Canadian actor Jay Baruchel appeared for a moment in Cameron Crowe's Almost Famous, starred in Judd Apatow's short-lived, but beloved TV show Undeclared and has been on a comedic hot film streak recently jumping from Knocked Up to Tropic Thunder with barely a pause. He stars alongside Nicolas Cage in Disney's re-make of one of it's own iconic properties - the Sorcerer's Apprentice scene from the 1940 classic Fantasia.
Izumi Hasegawa: You’re filling some rather big shoes here — the legacy of Mickey Mouse and the legacy of Merlin. What is more difficult — filling Mickey’s shoes or the old man Merlin’s shoes?
Jay Baruchel: Mickey, and it’s not shoes — it’s gloves. There’s a gravity to it; it’s not lost on me. When we were shooting the sorcerer sequence, the famous Fantasia sequence, doing our version of it where the mops come to life, every day I came to work, I was like, “You really can’t mess this up.”
Worst-case scenario, anytime someone else sees the cartoon Fantasia, I will be irrevocably connected to it: that punk kid, or how terrible that was… This sounds cheesy, but I felt like the ghost of my grandparents were kind of watching me. When you’re paying homage to one of the more iconic sequences in film history, it’s right up there with those people making out on the beach, and from here to eternity, it’s a big one.
I tried my best to do everything I had to do in terms of paying homage to the character and the sequence whilst looking for moments I could maybe do my own thing with. I was scared shitless.
IH: What challenges did you experience working with such a big and experienced actor like Nicolas Cage?
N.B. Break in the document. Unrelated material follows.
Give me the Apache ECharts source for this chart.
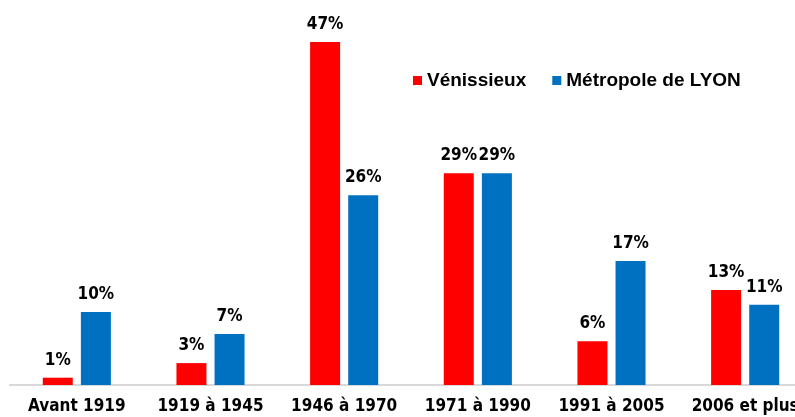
<!DOCTYPE html>
<html>
<head>
<meta charset="utf-8">
<script src="https://cdn.jsdelivr.net/npm/echarts@6/dist/echarts.min.js"></script>
<style>
  html, body { margin: 0; padding: 0; background: #fff; }
  #chart { width: 795px; height: 417px; }
</style>
</head>
<body>
<div id="chart"></div>
<script>
const categories = ['Avant 1919', '1919 à 1945', '1946 à 1970', '1971 à 1990', '1991 à 2005', '2006 et plus'];
const venissieux = [1, 3, 47, 29, 6, 13];
const metropole = [10, 7, 26, 29, 17, 11];

const narrow = "'DejaVu Sans Condensed', sans-serif";

const chart = echarts.init(document.getElementById('chart'));
chart.setOption({
  animation: false,
  legend: {
    left: 408,
    top: 66,
    itemWidth: 9,
    itemHeight: 9,
    itemGap: 26,
    icon: 'rect',
    textStyle: { fontFamily: 'Liberation Sans', fontWeight: 'bold', fontSize: 19, color: '#000' },
    data: ['Vénissieux', 'Métropole de LYON']
  },
  grid: { left: 10, top: 20, width: 802, bottom: 32, outerBoundsMode: 'none' },
  xAxis: {
    type: 'category',
    data: categories,
    axisLine: { lineStyle: { color: '#d9d9d9', width: 2 } },
    axisTick: { show: false },
    axisLabel: { interval: 0, margin: 13, fontFamily: narrow, fontWeight: 'bold', fontSize: 17, color: '#000' }
  },
  yAxis: {
    type: 'value',
    min: 0,
    max: 50,
    show: false
  },
  series: [
    {
      name: 'Vénissieux',
      type: 'bar',
      data: venissieux,
      barWidth: 30,
      barGap: '27%',
      itemStyle: { color: '#ff0000' },
      label: { show: true, position: 'top', distance: 9, formatter: '{c}%', fontFamily: narrow, fontWeight: 'bold', fontSize: 17, color: '#000' }
    },
    {
      name: 'Métropole de LYON',
      type: 'bar',
      data: metropole,
      barWidth: 30,
      itemStyle: { color: '#0070c0' },
      label: { show: true, position: 'top', distance: 9, formatter: '{c}%', fontFamily: narrow, fontWeight: 'bold', fontSize: 17, color: '#000' }
    }
  ]
});
</script>
</body>
</html>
JB: You can approach a situation like that one of two ways – when you work with someone who’s close to hero status for you, it’ll either make you wilt in the presence of greatness and then you lose it all, or it makes you like, “Now I’m playing it with the guys I got into it for. They made me become an actor and now I have my chance. I better bring my A-game as hard as I possibly can,” and that’s what it was with him.
I got to show up on set every day and get to work and have conversations with this guy who I’ve watched since I was a little kid and have been a huge fan of, and I am in awe of everything about him and I didn’t want to blow it. It made me want to work as hard as I possibly could and to be as good as he is.
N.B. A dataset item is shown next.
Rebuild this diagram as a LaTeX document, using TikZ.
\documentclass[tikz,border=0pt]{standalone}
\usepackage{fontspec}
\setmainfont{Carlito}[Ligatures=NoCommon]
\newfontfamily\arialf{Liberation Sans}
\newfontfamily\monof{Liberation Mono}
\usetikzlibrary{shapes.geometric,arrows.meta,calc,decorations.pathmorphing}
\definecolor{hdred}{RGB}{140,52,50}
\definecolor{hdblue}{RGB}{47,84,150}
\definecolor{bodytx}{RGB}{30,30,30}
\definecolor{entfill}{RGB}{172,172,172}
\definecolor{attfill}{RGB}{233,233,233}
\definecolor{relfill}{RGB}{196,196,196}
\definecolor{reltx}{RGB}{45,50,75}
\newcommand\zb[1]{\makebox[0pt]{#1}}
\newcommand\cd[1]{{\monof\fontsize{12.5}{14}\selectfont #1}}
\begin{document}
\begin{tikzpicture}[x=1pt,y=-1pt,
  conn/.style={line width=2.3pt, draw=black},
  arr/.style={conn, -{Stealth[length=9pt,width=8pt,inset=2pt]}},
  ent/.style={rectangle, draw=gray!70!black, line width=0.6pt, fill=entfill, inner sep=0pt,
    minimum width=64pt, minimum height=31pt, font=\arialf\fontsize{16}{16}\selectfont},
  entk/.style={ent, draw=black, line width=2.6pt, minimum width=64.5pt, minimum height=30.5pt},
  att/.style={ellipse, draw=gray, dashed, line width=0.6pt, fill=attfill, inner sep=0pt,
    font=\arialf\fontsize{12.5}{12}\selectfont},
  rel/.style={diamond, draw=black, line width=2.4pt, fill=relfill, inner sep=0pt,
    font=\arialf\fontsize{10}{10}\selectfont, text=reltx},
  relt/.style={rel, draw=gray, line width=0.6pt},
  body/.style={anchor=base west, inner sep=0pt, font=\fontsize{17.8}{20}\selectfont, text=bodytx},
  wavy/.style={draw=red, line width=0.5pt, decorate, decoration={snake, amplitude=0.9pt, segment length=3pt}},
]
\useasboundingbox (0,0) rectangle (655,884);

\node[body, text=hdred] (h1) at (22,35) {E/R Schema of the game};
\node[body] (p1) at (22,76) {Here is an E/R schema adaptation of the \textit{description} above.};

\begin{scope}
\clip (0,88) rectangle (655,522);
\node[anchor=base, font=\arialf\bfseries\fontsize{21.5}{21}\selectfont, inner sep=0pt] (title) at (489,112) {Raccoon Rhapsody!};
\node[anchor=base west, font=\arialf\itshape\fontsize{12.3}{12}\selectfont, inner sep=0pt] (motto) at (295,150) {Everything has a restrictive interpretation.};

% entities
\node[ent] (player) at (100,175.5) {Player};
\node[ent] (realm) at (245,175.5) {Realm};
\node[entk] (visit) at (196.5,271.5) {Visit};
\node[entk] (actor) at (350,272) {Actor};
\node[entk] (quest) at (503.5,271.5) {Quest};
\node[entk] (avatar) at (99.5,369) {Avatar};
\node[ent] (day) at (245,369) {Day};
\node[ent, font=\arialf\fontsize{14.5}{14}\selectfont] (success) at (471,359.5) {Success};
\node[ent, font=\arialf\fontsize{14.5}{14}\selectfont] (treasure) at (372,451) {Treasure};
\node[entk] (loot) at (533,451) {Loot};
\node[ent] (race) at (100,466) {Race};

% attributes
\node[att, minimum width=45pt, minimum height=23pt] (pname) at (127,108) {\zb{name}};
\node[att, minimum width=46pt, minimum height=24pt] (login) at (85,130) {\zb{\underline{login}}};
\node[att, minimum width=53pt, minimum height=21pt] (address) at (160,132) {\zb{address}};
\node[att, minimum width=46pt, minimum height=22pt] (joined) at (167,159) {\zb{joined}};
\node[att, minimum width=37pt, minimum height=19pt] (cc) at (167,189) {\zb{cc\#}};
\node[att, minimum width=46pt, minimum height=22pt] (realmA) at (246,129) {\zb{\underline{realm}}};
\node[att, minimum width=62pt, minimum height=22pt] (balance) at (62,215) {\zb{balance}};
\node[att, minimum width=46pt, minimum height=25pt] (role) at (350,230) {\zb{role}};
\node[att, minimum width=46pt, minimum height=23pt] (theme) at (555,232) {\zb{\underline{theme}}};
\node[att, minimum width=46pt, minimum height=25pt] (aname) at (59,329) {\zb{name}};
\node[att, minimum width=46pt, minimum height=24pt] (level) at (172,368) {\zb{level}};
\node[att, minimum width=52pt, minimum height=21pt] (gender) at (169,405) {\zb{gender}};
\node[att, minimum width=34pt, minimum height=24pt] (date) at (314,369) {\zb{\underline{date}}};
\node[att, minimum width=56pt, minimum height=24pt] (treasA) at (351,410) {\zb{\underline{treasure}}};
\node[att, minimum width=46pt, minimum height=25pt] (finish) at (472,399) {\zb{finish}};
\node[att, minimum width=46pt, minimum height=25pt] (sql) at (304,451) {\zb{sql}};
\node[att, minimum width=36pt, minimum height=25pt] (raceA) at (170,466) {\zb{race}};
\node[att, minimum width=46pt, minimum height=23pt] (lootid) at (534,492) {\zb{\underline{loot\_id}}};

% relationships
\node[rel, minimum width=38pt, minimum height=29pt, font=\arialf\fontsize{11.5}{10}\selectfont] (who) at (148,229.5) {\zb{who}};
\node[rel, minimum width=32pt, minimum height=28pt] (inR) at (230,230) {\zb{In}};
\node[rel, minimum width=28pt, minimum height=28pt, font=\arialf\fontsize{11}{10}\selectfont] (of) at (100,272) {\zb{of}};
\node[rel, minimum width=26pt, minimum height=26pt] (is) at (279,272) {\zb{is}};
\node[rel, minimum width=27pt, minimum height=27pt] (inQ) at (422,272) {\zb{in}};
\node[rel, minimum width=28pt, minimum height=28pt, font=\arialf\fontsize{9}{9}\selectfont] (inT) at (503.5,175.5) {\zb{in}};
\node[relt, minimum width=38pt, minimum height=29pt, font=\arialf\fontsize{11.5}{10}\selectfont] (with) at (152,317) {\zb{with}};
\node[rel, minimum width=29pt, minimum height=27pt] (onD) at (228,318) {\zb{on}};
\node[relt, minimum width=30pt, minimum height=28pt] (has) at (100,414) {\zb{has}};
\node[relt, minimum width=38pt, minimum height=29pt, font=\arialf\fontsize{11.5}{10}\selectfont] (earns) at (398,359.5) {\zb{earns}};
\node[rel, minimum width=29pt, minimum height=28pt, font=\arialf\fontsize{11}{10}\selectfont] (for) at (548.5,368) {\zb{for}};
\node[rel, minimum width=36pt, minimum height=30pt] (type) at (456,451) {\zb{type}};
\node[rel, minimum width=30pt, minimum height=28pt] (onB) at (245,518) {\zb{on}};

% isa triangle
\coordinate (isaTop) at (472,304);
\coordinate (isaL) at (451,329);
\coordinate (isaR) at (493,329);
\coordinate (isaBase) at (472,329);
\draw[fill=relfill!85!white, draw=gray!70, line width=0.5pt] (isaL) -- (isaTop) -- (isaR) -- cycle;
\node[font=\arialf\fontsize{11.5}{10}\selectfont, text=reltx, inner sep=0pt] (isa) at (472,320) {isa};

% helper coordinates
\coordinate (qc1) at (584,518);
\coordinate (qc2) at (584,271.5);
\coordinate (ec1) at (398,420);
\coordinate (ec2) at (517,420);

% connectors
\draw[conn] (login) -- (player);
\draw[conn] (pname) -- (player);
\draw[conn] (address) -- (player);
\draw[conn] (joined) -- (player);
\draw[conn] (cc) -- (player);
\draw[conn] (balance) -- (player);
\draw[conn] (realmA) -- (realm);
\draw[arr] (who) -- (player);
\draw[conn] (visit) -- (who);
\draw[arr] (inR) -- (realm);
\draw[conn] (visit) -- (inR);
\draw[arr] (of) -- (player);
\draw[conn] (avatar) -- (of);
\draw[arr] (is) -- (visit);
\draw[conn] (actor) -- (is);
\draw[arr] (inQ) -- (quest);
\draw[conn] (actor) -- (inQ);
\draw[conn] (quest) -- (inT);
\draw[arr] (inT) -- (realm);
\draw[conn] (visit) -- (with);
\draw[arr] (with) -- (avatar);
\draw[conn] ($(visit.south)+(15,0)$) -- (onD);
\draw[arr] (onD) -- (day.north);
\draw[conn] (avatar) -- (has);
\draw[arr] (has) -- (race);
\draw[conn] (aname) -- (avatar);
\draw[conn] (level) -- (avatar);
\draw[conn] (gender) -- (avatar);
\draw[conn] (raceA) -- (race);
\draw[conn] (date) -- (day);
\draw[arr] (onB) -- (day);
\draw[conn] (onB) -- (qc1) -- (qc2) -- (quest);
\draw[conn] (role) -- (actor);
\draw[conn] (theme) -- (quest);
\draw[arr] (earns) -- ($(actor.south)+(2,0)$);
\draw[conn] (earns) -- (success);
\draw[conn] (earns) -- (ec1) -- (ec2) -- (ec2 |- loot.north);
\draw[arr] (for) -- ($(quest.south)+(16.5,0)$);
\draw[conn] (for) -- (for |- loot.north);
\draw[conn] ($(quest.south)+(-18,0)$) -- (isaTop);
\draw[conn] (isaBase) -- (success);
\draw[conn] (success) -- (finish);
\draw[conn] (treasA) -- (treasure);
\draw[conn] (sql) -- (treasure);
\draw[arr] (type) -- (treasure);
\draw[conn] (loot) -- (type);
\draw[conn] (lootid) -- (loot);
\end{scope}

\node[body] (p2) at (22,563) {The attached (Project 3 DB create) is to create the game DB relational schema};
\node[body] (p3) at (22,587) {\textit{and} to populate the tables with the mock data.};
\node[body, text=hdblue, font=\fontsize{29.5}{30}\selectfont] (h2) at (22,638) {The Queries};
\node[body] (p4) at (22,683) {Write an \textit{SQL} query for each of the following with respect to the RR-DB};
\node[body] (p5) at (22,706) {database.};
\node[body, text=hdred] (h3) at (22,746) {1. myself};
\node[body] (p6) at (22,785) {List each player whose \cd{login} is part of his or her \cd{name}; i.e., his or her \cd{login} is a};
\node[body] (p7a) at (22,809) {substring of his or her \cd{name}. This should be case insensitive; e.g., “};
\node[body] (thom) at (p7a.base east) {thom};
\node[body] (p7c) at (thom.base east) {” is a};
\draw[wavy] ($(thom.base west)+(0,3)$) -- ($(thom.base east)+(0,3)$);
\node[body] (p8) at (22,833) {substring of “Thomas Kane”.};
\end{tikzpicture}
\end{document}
IH: You’re re-making one of the biggest movies in movie history. What is that like, and how do you feel about it?
JB: Anytime you’re referencing or paying homage to something that has meant a lot to a lot of people for many generations, you’ve got to approach it with a degree of reverence. I’d like to say that we have a really great seed to start from, because the “Sorcerer’s Apprentice” sequence in Fantasia is the seed to our oak tree, and you can pick a lot worse seeds to start from.
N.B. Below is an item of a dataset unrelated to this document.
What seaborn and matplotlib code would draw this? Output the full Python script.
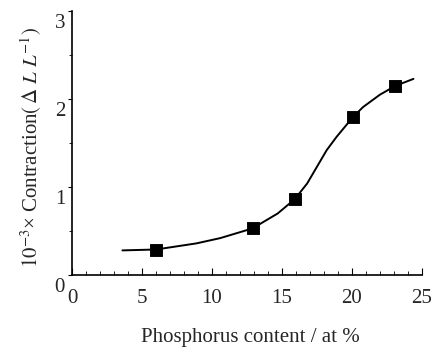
import numpy as np
import pandas as pd
import matplotlib
matplotlib.use("Agg")
import matplotlib.pyplot as plt
import matplotlib.transforms as mtransforms
import seaborn as sns
from matplotlib.ticker import MultipleLocator

# measured points
p_content = [6.0, 12.9, 15.9, 20.1, 23.1]
contraction = [0.29, 0.53, 0.86, 1.80, 2.15]

# smooth trend curve
curve_x = [3.6, 6.0, 8.9, 10.6, 12.9, 14.7, 15.9, 16.8, 18.2, 18.9, 20.1, 20.8, 22.0, 23.1, 24.4]
curve_y = [0.28, 0.29, 0.36, 0.42, 0.53, 0.70, 0.86, 1.04, 1.42, 1.57, 1.80, 1.91, 2.05, 2.15, 2.23]

x_ticks = [0, 5, 10, 15, 20, 25]
y_ticks = [0, 1, 2, 3]

sns.set_style("ticks")
plt.rcParams['font.family'] = ['Liberation Serif', 'DejaVu Serif']
plt.rcParams['mathtext.fontset'] = 'stix'

fig = plt.figure(figsize=(4.34, 3.49), dpi=100)
ax = fig.add_axes([0.166, 0.212, 0.806, 0.756])

curve = pd.DataFrame({"x": curve_x, "y": curve_y})
pts = pd.DataFrame({"x": p_content, "y": contraction})
sns.lineplot(data=curve, x="x", y="y", ax=ax, color="black", lw=1.4, estimator=None, sort=False)
sns.scatterplot(data=pts, x="x", y="y", ax=ax, marker="s", color="black", s=65, edgecolor="black", zorder=5)

ax.set_xlim(0, 25)
ax.set_ylim(0, 3)
ax.set_xticks(x_ticks)
ax.set_yticks(y_ticks)
ax.xaxis.set_minor_locator(MultipleLocator(1))
ax.yaxis.set_minor_locator(MultipleLocator(0.5))
ax.tick_params(which="both", labelsize=15, color="black")
ax.tick_params(axis="x", which="both", direction="in")
ax.tick_params(axis="x", which="major", length=5, pad=10)
ax.tick_params(axis="x", which="minor", length=3)
ax.tick_params(axis="y", which="both", direction="out")
ax.tick_params(axis="y", which="major", length=3, pad=2)
ax.tick_params(axis="y", which="minor", length=2)
for s in ["top", "right"]:
    ax.spines[s].set_visible(False)
for s in ["left", "bottom"]:
    ax.spines[s].set_color("black")
    ax.spines[s].set_linewidth(1.2)

# y tick labels sit slightly below their ticks in the reference
offset = mtransforms.ScaledTranslation(0, -10 / 100, fig.dpi_scale_trans)
for lab in ax.get_yticklabels():
    lab.set_transform(lab.get_transform() + offset)

ax.set_xlabel("Phosphorus content / at %", fontsize=15)
ax.xaxis.set_label_coords(0.51, -0.2)
ax.set_ylabel(r"$10^{-3}$× Contraction$(\,\Delta\ L\ L^{-1})$", fontsize=15)
ax.yaxis.set_label_coords(-0.08, 0.485)

fig.savefig("out.png", dpi=100)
If we failed, it would have been a big mess because “Sorcerer’s Apprentice” are two words that have meant a lot to a lot of people for a long time, and hopefully we’ve given them what they’re used to, and then some.
IH: This movie reminds me of Dragonball, with its choreography. Can you tell me about that?
JB: I’d be lying if I said I hadn’t practiced shooting energy out of my hands my entire life. It’s all Akira, or Street Fighter 2, or the end of Return of the Jedi. I’ve been groomed for this, and I just had to prevent myself from saying, “Hadoken!” which took a lot of effort.
IH: There’s also another set of symbols, I think they’re called a fringe, but they’re a group of religious believers who have taken Harry Potter to task for being about witchcraft, and here you actually have cult symbols and raising the dead. This could be, to borrow the Tesla reference, a lightning rod for that kind of criticism. Was that a concern?
JB: Alchemy predates Christian fundamentalism.
IH: On a slightly lighted note, and to end: If you had the ability to do magic one time, what would you do?
JB: I’d blow something up with my hands.
Disney's 'The Sorcerer's Apprentice' is in theaters now.